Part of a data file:
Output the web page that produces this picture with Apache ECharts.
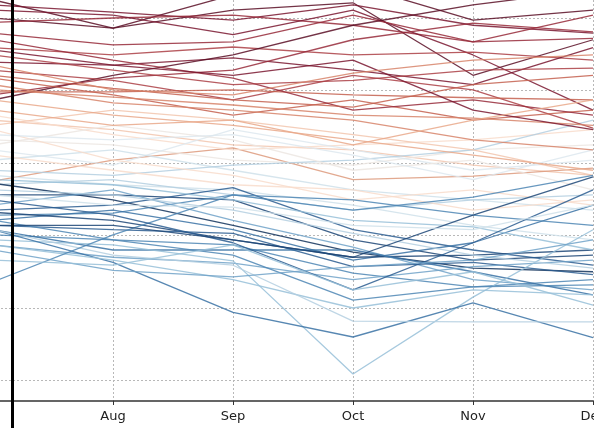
<!DOCTYPE html>
<html>
<head>
<meta charset="utf-8">
<script src="https://cdn.jsdelivr.net/npm/echarts@6/dist/echarts.min.js"></script>
<style>
html,body{margin:0;padding:0;background:#fff;}
#chart{width:594px;height:428px;}
</style>
</head>
<body>
<div id="chart"></div>
<script>
// Category labels (x axis)
var months = ['Jul', 'Aug', 'Sep', 'Oct', 'Nov', 'Dec'];

// Upper (warm) lines: values per month Jul..Dec
var redLines = [
  [5.25, 4.86, 5.32, 5.46, 4.97, 5.11],
  [5.00, 4.86, 5.11, 5.21, 4.21, 4.70],
  [5.18, 5.08, 4.97, 5.18, 4.90, 4.79],
  [4.94, 5.00, 5.04, 4.90, 4.67, 5.04],
  [5.11, 5.04, 4.77, 5.11, 4.49, 3.73],
  [4.79, 4.63, 4.67, 5.04, 4.67, 4.72],
  [4.59, 4.49, 4.60, 4.49, 4.53, 4.42],
  [4.39, 4.35, 4.45, 4.28, 4.08, 4.59],
  [3.87, 4.21, 4.49, 4.90, 5.18, 5.39],
  [3.94, 4.17, 4.28, 4.70, 4.93, 4.81],
  [4.28, 4.14, 3.87, 4.21, 4.01, 3.48],
  [3.98, 3.98, 4.01, 3.94, 3.90, 3.87],
  [4.17, 3.94, 3.66, 3.87, 3.59, 3.73],
  [4.01, 3.91, 3.80, 3.66, 3.62, 3.52],
  [4.70, 4.42, 4.17, 3.73, 3.87, 3.66],
  [4.49, 4.28, 4.08, 4.14, 4.28, 4.31],
  [4.08, 3.83, 3.73, 3.59, 3.32, 3.18],
  [3.87, 3.66, 3.52, 3.32, 3.11, 2.90],
  [4.21, 4.03, 3.87, 3.77, 4.08, 4.21],
  [4.56, 4.35, 4.21, 4.42, 3.73, 3.46],
  [4.35, 4.01, 3.94, 4.24, 4.42, 4.49],
  [3.73, 3.52, 3.59, 3.25, 3.59, 3.87]
];

// Middle (pale) lines
var paleLines = [
  [3.59, 3.46, 3.25, 3.18, 2.97, 2.83],
  [2.75, 3.04, 3.21, 2.77, 2.82, 2.93],
  [3.66, 3.39, 3.18, 3.25, 3.32, 3.46],
  [3.32, 3.25, 3.04, 2.97, 3.18, 3.25],
  [3.18, 2.97, 3.46, 3.18, 2.90, 3.04],
  [3.04, 3.18, 2.90, 2.63, 2.49, 2.35],
  [2.90, 2.83, 2.97, 3.04, 3.18, 3.59],
  [3.46, 3.04, 2.83, 2.49, 2.63, 2.42],
  [3.25, 3.52, 3.32, 2.90, 3.04, 2.63],
  [2.83, 2.70, 2.63, 2.42, 2.14, 1.94],
  [3.52, 3.73, 3.59, 3.39, 3.18, 2.83],
  [3.39, 3.32, 3.39, 3.11, 2.77, 3.18],
  [2.70, 2.77, 2.56, 2.35, 2.49, 2.56],
  [3.11, 2.90, 2.70, 2.63, 2.35, 2.49]
];

// Lower (cool) lines
var blueLines = [
  [2.72, 2.49, 2.14, 1.77, 1.55, 1.50],
  [2.56, 2.56, 2.49, 1.94, 1.66, 1.73],
  [2.35, 2.42, 2.66, 2.08, 1.80, 1.59],
  [2.28, 2.31, 2.56, 2.35, 2.53, 2.83],
  [2.21, 2.35, 2.08, 1.66, 1.90, 2.42],
  [2.32, 2.21, 1.94, 1.70, 1.73, 1.80],
  [2.42, 2.63, 2.21, 1.84, 1.39, 1.25],
  [2.14, 2.08, 2.03, 1.57, 1.63, 1.46],
  [2.01, 1.94, 1.87, 1.48, 1.29, 1.39],
  [2.08, 1.80, 1.80, 1.80, 1.50, 1.18],
  [1.87, 1.70, 1.62, 1.39, 1.57, 1.66],
  [1.94, 1.87, 1.65, 0.09, 1.15, 2.08],
  [2.08, 1.63, 0.94, 0.60, 1.07, 0.59],
  [1.87, 1.66, 1.39, 1.00, 1.25, 1.18],
  [2.08, 1.73, 1.59, 0.82, 0.81, 0.81],
  [2.21, 1.94, 1.73, 1.11, 1.29, 1.32],
  [1.36, 2.01, 2.56, 2.49, 2.28, 2.14],
  [2.77, 2.70, 2.49, 2.21, 2.12, 1.80],
  [2.63, 2.56, 2.35, 2.03, 1.73, 1.55],
  [2.49, 2.28, 1.90, 1.25, 1.90, 2.63],
  [1.80, 1.52, 1.43, 1.57, 1.66, 1.94],
  [2.14, 2.14, 1.94, 1.70, 2.28, 2.81],
  [2.56, 2.42, 2.39, 2.14, 2.08, 2.42],
  [1.66, 1.59, 1.87, 1.25, 1.50, 1.04]
];

// Styles (colours per line, muted RdBu-like)
var redColors = ['#5a0f26','#5a0f26','#7a1730','#962a3a','#7a1730','#962a3a','#ab3f45','#7a1730','#5a0f26','#962a3a','#ab3f45','#c4604f','#c4604f','#d7846a','#962a3a','#ab3f45','#d7846a','#e9a88a','#c4604f','#7a1730','#d7846a','#e9a88a'];
var paleColors = ['#f2c6ae','#dd9a7c','#f8dccb','#ece6e2','#dde7ee','#cfe0ea','#b4cfe0','#f8dccb','#ece6e2','#cfe0ea','#f2c6ae','#dde7ee','#b4cfe0','#f8dccb'];
var blueColors = ['#12325c','#1d4677','#2c5d91','#4e86b4','#3a72a4','#1d4677','#70a2c8','#2c5d91','#4e86b4','#3a72a4','#70a2c8','#96bfd8','#3a72a4','#96bfd8','#b4cfe0','#4e86b4','#4e86b4','#96bfd8','#b4cfe0','#2c5d91','#70a2c8','#1d4677','#cfe0ea','#96bfd8'];

var series = [];
function addGroup(rows, colors) {
  rows.forEach(function (row, i) {
    series.push({
      type: 'line',
      xAxisIndex: 0,
      yAxisIndex: 0,
      data: row,
      symbol: 'none',
      clip: false,
      silent: true,
      lineStyle: { color: colors[i], width: 1.3, opacity: 0.85 }
    });
  });
}
addGroup(paleLines, paleColors);
addGroup(blueLines, blueColors);
addGroup(redLines, redColors);

var gridLine = { type: [2, 2], color: '#b8b8b8', width: 1 };

var chart = echarts.init(document.getElementById('chart'), null, { renderer: 'canvas' });
chart.setOption({
  animation: false,
  backgroundColor: '#ffffff',
  grid: [
    { left: -7, right: 1, top: 18, bottom: 47.5, containLabel: false, outerBoundsMode: 'none' },
    { left: -7, right: 1, top: 0, bottom: 27, containLabel: false, outerBoundsMode: 'none' },
    { left: 12, right: 0, top: 0, bottom: 0, containLabel: false, outerBoundsMode: 'none' }
  ],
  xAxis: [
    { gridIndex: 0, type: 'category', data: months, boundaryGap: false, show: false },
    {
      gridIndex: 1, type: 'category', data: months, boundaryGap: false,
      axisLine: { onZero: false, lineStyle: { color: '#333', width: 1.5 } },
      axisTick: { length: 4, lineStyle: { color: '#333', width: 1 } },
      axisLabel: {
        interval: 0, color: '#222', fontSize: 13, fontFamily: 'DejaVu Sans', margin: 9,
        formatter: function (v, i) { return i === 0 ? '' : v; }
      },
      splitLine: { show: true, lineStyle: gridLine }
    },
    { gridIndex: 2, type: 'value', show: false }
  ],
  yAxis: [
    {
      gridIndex: 0, type: 'value', min: 0, max: 5, interval: 1,
      axisLine: { show: false }, axisTick: { show: false }, axisLabel: { show: false },
      splitLine: { show: true, lineStyle: gridLine }
    },
    { gridIndex: 1, type: 'value', show: false },
    {
      gridIndex: 2, type: 'value', z: 10,
      axisLine: { show: true, onZero: false, lineStyle: { color: '#000', width: 3 } },
      axisTick: { show: false }, axisLabel: { show: false }, splitLine: { show: false }
    }
  ],
  series: series
});
</script>
</body>
</html>
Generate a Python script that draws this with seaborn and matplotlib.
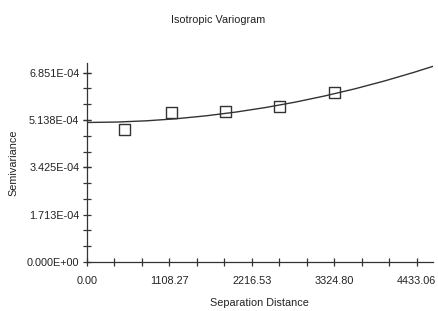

#### [PROBLEM TO WORK ON]
Report each line in the data that holds the word "script".

#### [OUTPUT BELOW]
<script src="https://cdn.jsdelivr.net/npm/echarts@6/dist/echarts.min.js"></script>
<script>
</script>
Generate a Python script that draws this with seaborn and matplotlib.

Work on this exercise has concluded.